C'est compliqué pour moi de dire que j'aime Stéphane et que je le comprends… mais c'est la vérité. Pour moi, Stéphane est un enfant qui n'a juste pas grandi. Il est resté bloqué à une étape psychologique à cause de son père, qui l'a violenté, et de sa mère, qui n'a pas su le protéger. J'ai de la peine pour lui parce qu'il a tout détruit. Je le comprends mais je ne le pardonne pas car il est responsable.
Dans le film, on sent une véritable connexion entre vous et Muriel Robin, qui joue la mère de Stéphane. Comment s'est passée votre collaboration ?
On ne se connaissait pas avec Muriel Robin et pourtant, tout s'est fait très naturellement. Le jour de notre première rencontre, on s'est pris dans les bras pendant deux minutes sans se parler.

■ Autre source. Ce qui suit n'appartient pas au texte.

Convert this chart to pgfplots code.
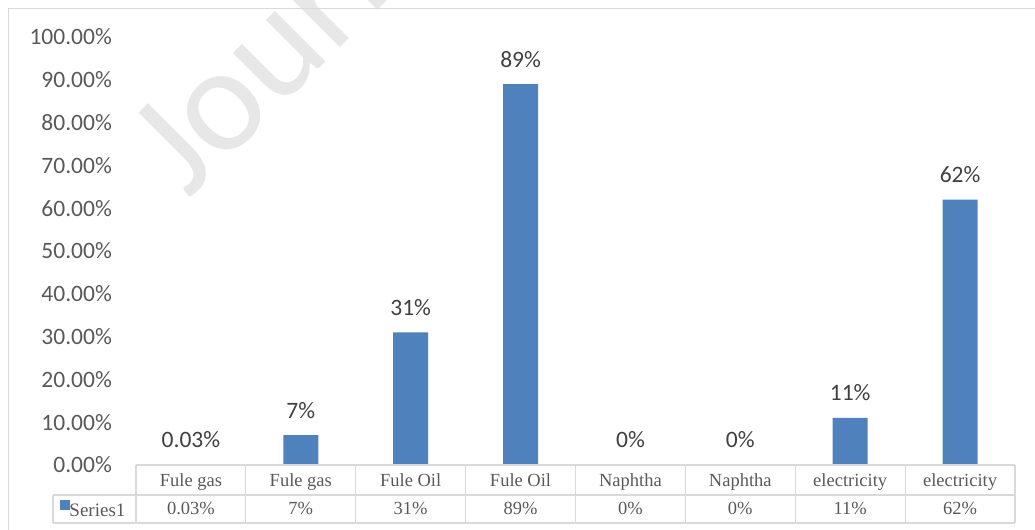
\documentclass[border=0pt]{standalone}
\usepackage{pgfplots}
\pgfplotsset{compat=1.18}
\usepackage{pgfplotstable}
\usepackage{fontspec}
\setmainfont{Carlito}
\newfontfamily\tablefont{Liberation Serif}

\definecolor{barblue}{HTML}{4F81BD}
\definecolor{gridgray}{HTML}{D9D9D9}
\definecolor{ticktext}{HTML}{595959}
\definecolor{labeltext}{HTML}{404040}
\definecolor{wmark}{HTML}{E7E7E7}

% share of each energy carrier, in percent
\pgfplotstableread{
x  y
0  0.03
1  7
2  31
3  89
4  0
5  0
6  11
7  62
}\energydata

\begin{document}
\begin{tikzpicture}[x=1bp,y=1bp]
\path[use as bounding box] (0,0) rectangle (1035,530);
\clip (0,0) rectangle (1035,530);

% watermark
\node[rotate=45, anchor=base west, inner sep=0, text=wmark,
      font=\fontsize{150bp}{150bp}\selectfont] at (188,330) {Journal};

% chart frame
\draw[gridgray, line width=1.5bp] (8.5,0) -- (8.5,521.5) -- (1035,521.5);

\begin{axis}[
  at={(136bp,65bp)}, anchor=south west,
  width=879bp, height=428bp, scale only axis,
  xmin=-0.5, xmax=7.5, ymin=0, ymax=100,
  axis line style={draw=none},
  major tick length=0pt,
  clip=false,
  /pgf/number format/.cd, fixed, precision=2, assume math mode=true, /pgfplots/.cd,
  xtick={0,...,7},
  xticklabels={Fule gas, Fule gas, Fule Oil, Fule Oil, Naphtha, Naphtha, electricity, electricity},
  xticklabel style={anchor=base, inner sep=0pt, yshift=-22bp,
    font=\tablefont\fontsize{18.5bp}{20bp}\selectfont, text=ticktext},
  ytick={0,10,...,100},
  yticklabels={0.00\%,10.00\%,20.00\%,30.00\%,40.00\%,50.00\%,60.00\%,70.00\%,80.00\%,90.00\%,100.00\%},
  yticklabel style={anchor=east, inner sep=0pt, xshift=-24bp,
    font=\fontsize{23.5bp}{26bp}\selectfont, text=ticktext},
  legend style={at={(0,0)}, anchor=west, xshift=-76bp, yshift=-43.8bp,
    draw=none, fill=none, inner sep=0pt, outer sep=0pt,
    nodes={inner sep=0pt},
    font=\tablefont\fontsize{19bp}{20bp}\selectfont, text=ticktext,
    /tikz/every even column/.append style={column sep=3bp}},
  legend image code/.code={\fill[barblue] (0bp,1bp) rectangle (9.5bp,10.5bp);},
]
% bars with value labels above them
\addplot[ybar, bar width=35bp, fill=barblue, draw=none,
  point meta=y,
  nodes near coords={\pgfmathprintnumber{\pgfplotspointmeta}\%},
  every node near coord/.append style={anchor=base, inner sep=0pt, yshift=17bp,
    font=\fontsize{23.5bp}{26bp}\selectfont, text=labeltext}]
  table[x=x, y=y] {\energydata};
\addlegendentry{Series1}

% value row of the data table
\addplot[draw=none, mark=none, forget plot,
  point meta=explicit,
  nodes near coords={\pgfmathprintnumber{\pgfplotspointmeta}\%},
  every node near coord/.append style={anchor=base, inner sep=0pt, yshift=-50bp,
    font=\tablefont\fontsize{18.5bp}{20bp}\selectfont, text=ticktext}]
  table[x=x, y expr=0, meta=y] {\energydata};
\end{axis}

% data table grid
\begin{scope}[gridgray, line width=1.2bp]
  \draw (136,65) -- (1015,65);
  \draw (53,35) -- (1015,35);
  \draw (53,7) -- (1015,7);
  \draw (53,35) -- (53,7);
  \foreach \k in {0,...,8} {
    \draw ({136+\k*109.875},65) -- ({136+\k*109.875},7);
  }
\end{scope}
\end{tikzpicture}
\end{document}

Ce truc-là nous a suivis pendant tout le tournage. Avec Muriel, on pouvait rester une demi-heure sans se dire un mot et ne pas être gênés. Puis, on pouvait se parler de choses profondes ou légères pendant une demi-heure non-stop.
Le petit garçon qui joue le rôle d'Adrien, le fils de Stéphane, était-il au courant du thème du film ?
Oui, sa mère lui a tout dit et lui a expliqué ce qu'est l'inceste. Moi, je n'en ai jamais parlé avec lui. On était vraiment que dans un rapport de travail. Son jeu était dirigé sur des actions concrètes : le réalisateur ne lui disait pas "tu ne vas pas voir ton père parce qu'il t'a fait ça hier soir" mais plutôt "tu ne vas pas voir ton père et tu le fais avec tristesse, ou avec colère".
Ce téléfilm marque-t-il un tournant dans votre carrière ? Car on vous a connu dans des rôles plus légers, comme dans Plan Cœur…
Ça marquera peut-être un tournant pour les producteurs et les réalisateurs qui m'imagineront dans des rôles plus dramatiques. Pour moi, en tant que comédien, il n'y a pas de tournant car je travaille toujours de la même manière, avec les mêmes intentions.
Et personnellement, ce rôle vous a-t-il changé ?
Ce rôle m'a ouvert les yeux sur l'inceste. Comme tout le monde, je savais que ça existait mais je n'avais pas conscience de l'ampleur de ce fléau. En faisant des recherches et en voyant les chiffres, j'ai tout simplement halluciné. Et il y a quelque chose qui me choque : 99% des viols hors familles et 97% des viols intrafamiliaux sont commis par des hommes. Je suis un homme donc ça m'interroge… Je me demande si ces violences sexuelles sont biologiquement en nous ou si notre violence est exacerbée à cause de la société patriarcale, ou si c'est un mélange des deux. Dans tous les cas, on ne parviendra pas à éradiquer cette violence si on ne comprend pas d'où elle vient.
Vous avez récemment déclaré vouloir devenir père. Vous n'auriez pas peur d'éduquer un garçon, avec toutes ces problématiques ?
Non au contraire, ça serait plutôt un challenge. Car on peut changer la société en ayant conscience de tout ça et en éduquant nos enfants différemment.